Quote the listing below in full and exactly as written, but omit every picture.

____ DATA SEGMENT

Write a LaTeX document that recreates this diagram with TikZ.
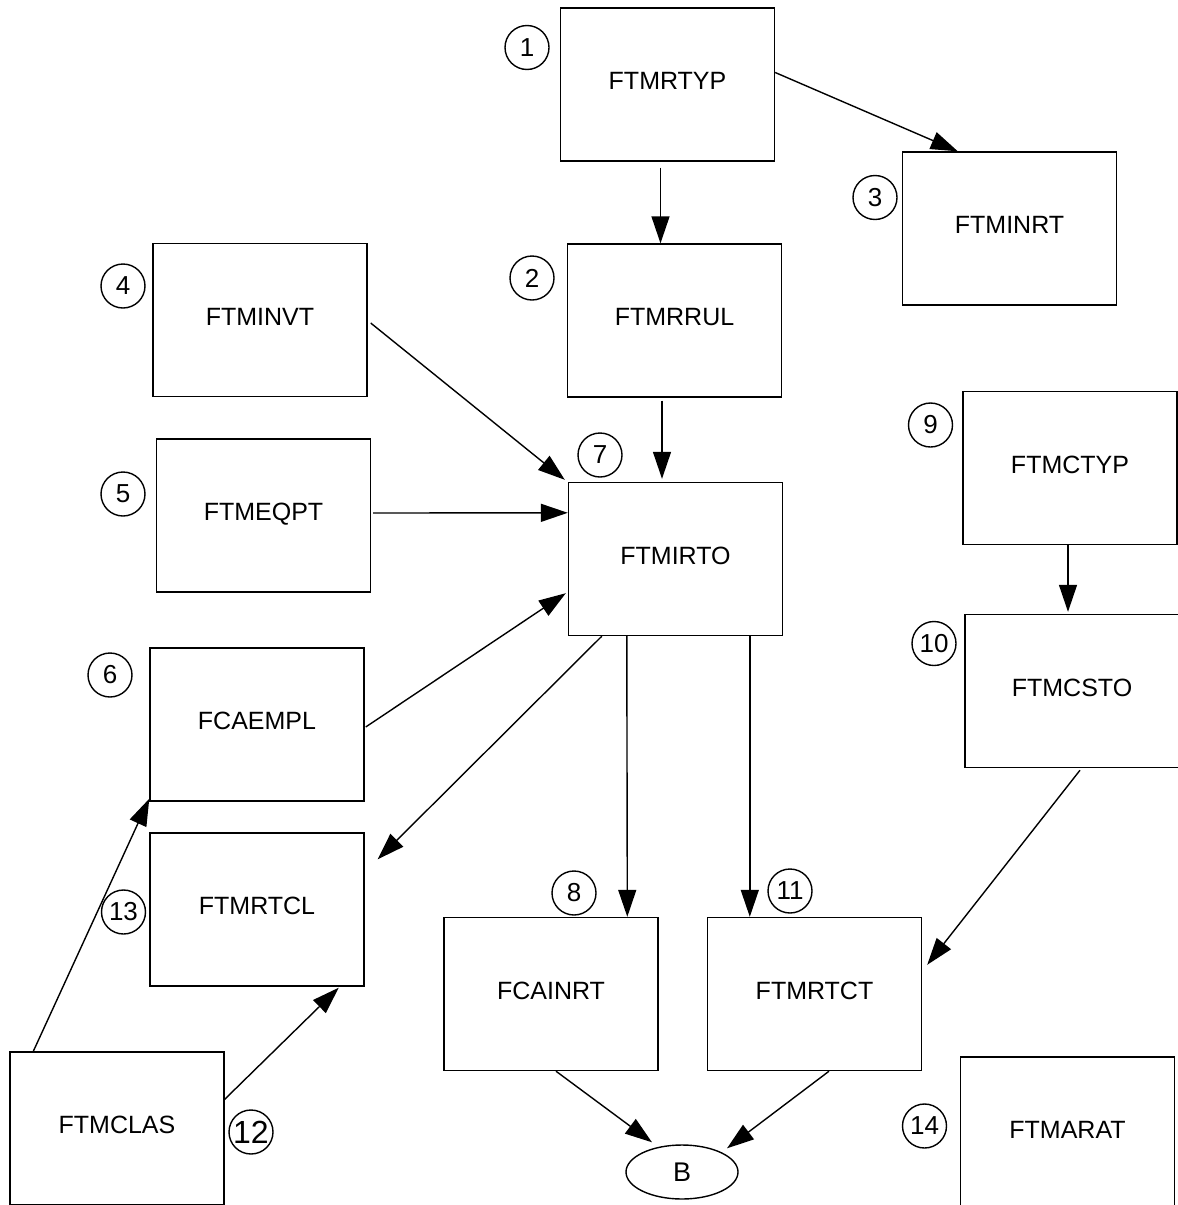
\documentclass[tikz,border=0pt]{standalone}
\usepackage{fontspec}
\setmainfont{Liberation Sans}
\usetikzlibrary{calc,arrows.meta,shapes.geometric}
\tikzset{
	tbl/.style={draw, line width=0.7pt, minimum width=107pt, minimum height=76.5pt, inner sep=0pt, text height=9pt, text depth=4pt, font=\fontsize{12.5}{15}\selectfont},
	num/.style={draw, circle, line width=0.7pt, minimum size=22pt, inner sep=0pt, font=\fontsize{13}{15}\selectfont},
	flow/.style={line width=0.7pt, -{Triangle[length=13.5pt,width=9pt]}}
}
\newcommand{\circnum}[3][]{
\node[num,#1] (c#3) at (#2) {#3};
}

\begin{document}
\begin{tikzpicture}[x=0.5pt,y=-0.5pt]
			\useasboundingbox (0,0) rectangle (1178,1205);
			
			\node[tbl] (rtyp) at (667.5,84.5) {FTMRTYP};
			\node[tbl] (inrt) at (1009.5,228.5) {FTMINRT};
			\node[tbl] (rrul) at (674.5,320.5) {FTMRRUL};
			\node[tbl] (invt) at (260,320) {FTMINVT};
			\node[tbl] (eqpt) at (263.5,515.5) {FTMEQPT};
			\node[tbl] (irto) at (675.5,559) {FTMIRTO};
			\node[tbl] (ctyp) at (1070,468) {FTMCTYP};
			\node[tbl] (csto) at (1072,691) {FTMCSTO};
			\node[tbl] (empl) at (257,724.5) {FCAEMPL};
			\node[tbl] (rtcl) at (257,909.5) {FTMRTCL};
			\node[tbl] (cainrt) at (551,994) {FCAINRT};
			\node[tbl] (rtct) at (814.5,994) {FTMRTCT};
			\node[tbl] (clas) at (117,1128.5) {FTMCLAS};
			\node[tbl] (arat) at (1067.5,1133.5) {FTMARAT};
			\node[draw, ellipse, line width=0.7pt, minimum width=56pt, minimum height=27pt, inner sep=0pt, font=\fontsize{13.5}{15}\selectfont] (B) at (682,1172) {B};
			
			\circnum{527,47.5}{1}
			\circnum{532,278}{2}
			\circnum{875,197.5}{3}
			\circnum{123,286}{4}
			\circnum{123,494}{5}
			\circnum{110,675}{6}
			\circnum{600,455}{7}
			\circnum{574,893}{8}
			\circnum{930.5,425}{9}
			\circnum{934,643.5}{10}
			\circnum{790,891}{11}
			\circnum[font=\fontsize{16}{18}\selectfont]{251,1132}{12}
			\circnum{123.5,912}{13}
			\circnum{924.5,1126}{14}
			
			\draw[flow] ($(rtyp.east)+(0,-12)$) -- ($(inrt.north west)+(56,0)$);
			\draw[flow] ($(rtyp.south)+(-7,6)$) -- ($(rrul.north)+(-14,0)$);
			\draw[flow] ($(invt.east)+(3,3)$) -- ($(irto.north west)+(-3,-2)$);
			\draw[flow] ($(rrul.south)+(-12.5,3)$) -- ($(irto.north)+(-13.5,-3)$);
			\draw[flow] ($(eqpt.east)+(2,-2.5)$) -- ($(irto.north west)+(0,31)$);
			\draw[flow] ($(empl.east)+(1,2.5)$) -- ($(irto.south west)+(-2,-43)$);
			\draw[flow] ($(irto.south west)+(34,0)$) -- ($(rtcl.north east)+(13,27)$);
			\draw[flow] ($(irto.south west)+(59,0)$) -- ($(cainrt.north west)+(184,0)$);
			\draw[flow] ($(irto.south west)+(182,0)$) -- ($(rtct.north west)+(43,0)$);
			\draw[flow] ($(ctyp.south)+(-2,0)$) -- ($(csto.north)+(-4,-2)$);
			\draw[flow] ($(csto.south)+(8,2)$) -- ($(rtct.north east)+(5,48)$);
			\draw[flow] ($(cainrt.south)+(5,0)$) -- ($(B.north)+(-30,-2)$);
			\draw[flow] ($(rtct.south)+(14.5,0)$) -- ($(B.north)+(45,4)$);
			\draw[flow] ($(clas.north west)+(24,0)$) -- ($(empl.south west)+(0,-3)$);
			\draw[flow] ($(clas.north east)+(0,48)$) -- ($(rtcl.south east)+(-26,1)$);
\end{tikzpicture}
\end{document}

________

_REPLY TO THE EXERCISE_:
Write a LaTeX document that recreates this diagram with TikZ.
\documentclass[tikz,border=0pt]{standalone}
\usepackage{fontspec}
\setmainfont{Liberation Sans}
\usetikzlibrary{calc,arrows.meta,shapes.geometric}
\tikzset{
	tbl/.style={draw, line width=0.7pt, minimum width=107pt, minimum height=76.5pt, inner sep=0pt, text height=9pt, text depth=4pt, font=\fontsize{12.5}{15}\selectfont},
	num/.style={draw, circle, line width=0.7pt, minimum size=22pt, inner sep=0pt, font=\fontsize{13}{15}\selectfont},
	flow/.style={line width=0.7pt, -{Triangle[length=13.5pt,width=9pt]}}
}
\newcommand{\circnum}[3][]{
\node[num,#1] (c#3) at (#2) {#3};
}

\begin{document}
\begin{tikzpicture}[x=0.5pt,y=-0.5pt]
			\useasboundingbox (0,0) rectangle (1178,1205);
			
			\node[tbl] (rtyp) at (667.5,84.5) {FTMRTYP};
			\node[tbl] (inrt) at (1009.5,228.5) {FTMINRT};
			\node[tbl] (rrul) at (674.5,320.5) {FTMRRUL};
			\node[tbl] (invt) at (260,320) {FTMINVT};
			\node[tbl] (eqpt) at (263.5,515.5) {FTMEQPT};
			\node[tbl] (irto) at (675.5,559) {FTMIRTO};
			\node[tbl] (ctyp) at (1070,468) {FTMCTYP};
			\node[tbl] (csto) at (1072,691) {FTMCSTO};
			\node[tbl] (empl) at (257,724.5) {FCAEMPL};
			\node[tbl] (rtcl) at (257,909.5) {FTMRTCL};
			\node[tbl] (cainrt) at (551,994) {FCAINRT};
			\node[tbl] (rtct) at (814.5,994) {FTMRTCT};
			\node[tbl] (clas) at (117,1128.5) {FTMCLAS};
			\node[tbl] (arat) at (1067.5,1133.5) {FTMARAT};
			\node[draw, ellipse, line width=0.7pt, minimum width=56pt, minimum height=27pt, inner sep=0pt, font=\fontsize{13.5}{15}\selectfont] (B) at (682,1172) {B};
			
			\circnum{527,47.5}{1}
			\circnum{532,278}{2}
			\circnum{875,197.5}{3}
			\circnum{123,286}{4}
			\circnum{123,494}{5}
			\circnum{110,675}{6}
			\circnum{600,455}{7}
			\circnum{574,893}{8}
			\circnum{930.5,425}{9}
			\circnum{934,643.5}{10}
			\circnum{790,891}{11}
			\circnum[font=\fontsize{16}{18}\selectfont]{251,1132}{12}
			\circnum{123.5,912}{13}
			\circnum{924.5,1126}{14}
			
			\draw[flow] ($(rtyp.east)+(0,-12)$) -- ($(inrt.north west)+(56,0)$);
			\draw[flow] ($(rtyp.south)+(-7,6)$) -- ($(rrul.north)+(-14,0)$);
			\draw[flow] ($(invt.east)+(3,3)$) -- ($(irto.north west)+(-3,-2)$);
			\draw[flow] ($(rrul.south)+(-12.5,3)$) -- ($(irto.north)+(-13.5,-3)$);
			\draw[flow] ($(eqpt.east)+(2,-2.5)$) -- ($(irto.north west)+(0,31)$);
			\draw[flow] ($(empl.east)+(1,2.5)$) -- ($(irto.south west)+(-2,-43)$);
			\draw[flow] ($(irto.south west)+(34,0)$) -- ($(rtcl.north east)+(13,27)$);
			\draw[flow] ($(irto.south west)+(59,0)$) -- ($(cainrt.north west)+(184,0)$);
			\draw[flow] ($(irto.south west)+(182,0)$) -- ($(rtct.north west)+(43,0)$);
			\draw[flow] ($(ctyp.south)+(-2,0)$) -- ($(csto.north)+(-4,-2)$);
			\draw[flow] ($(csto.south)+(8,2)$) -- ($(rtct.north east)+(5,48)$);
			\draw[flow] ($(cainrt.south)+(5,0)$) -- ($(B.north)+(-30,-2)$);
			\draw[flow] ($(rtct.south)+(14.5,0)$) -- ($(B.north)+(45,4)$);
			\draw[flow] ($(clas.north west)+(24,0)$) -- ($(empl.south west)+(0,-3)$);
			\draw[flow] ($(clas.north east)+(0,48)$) -- ($(rtcl.south east)+(-26,1)$);
\end{tikzpicture}
\end{document}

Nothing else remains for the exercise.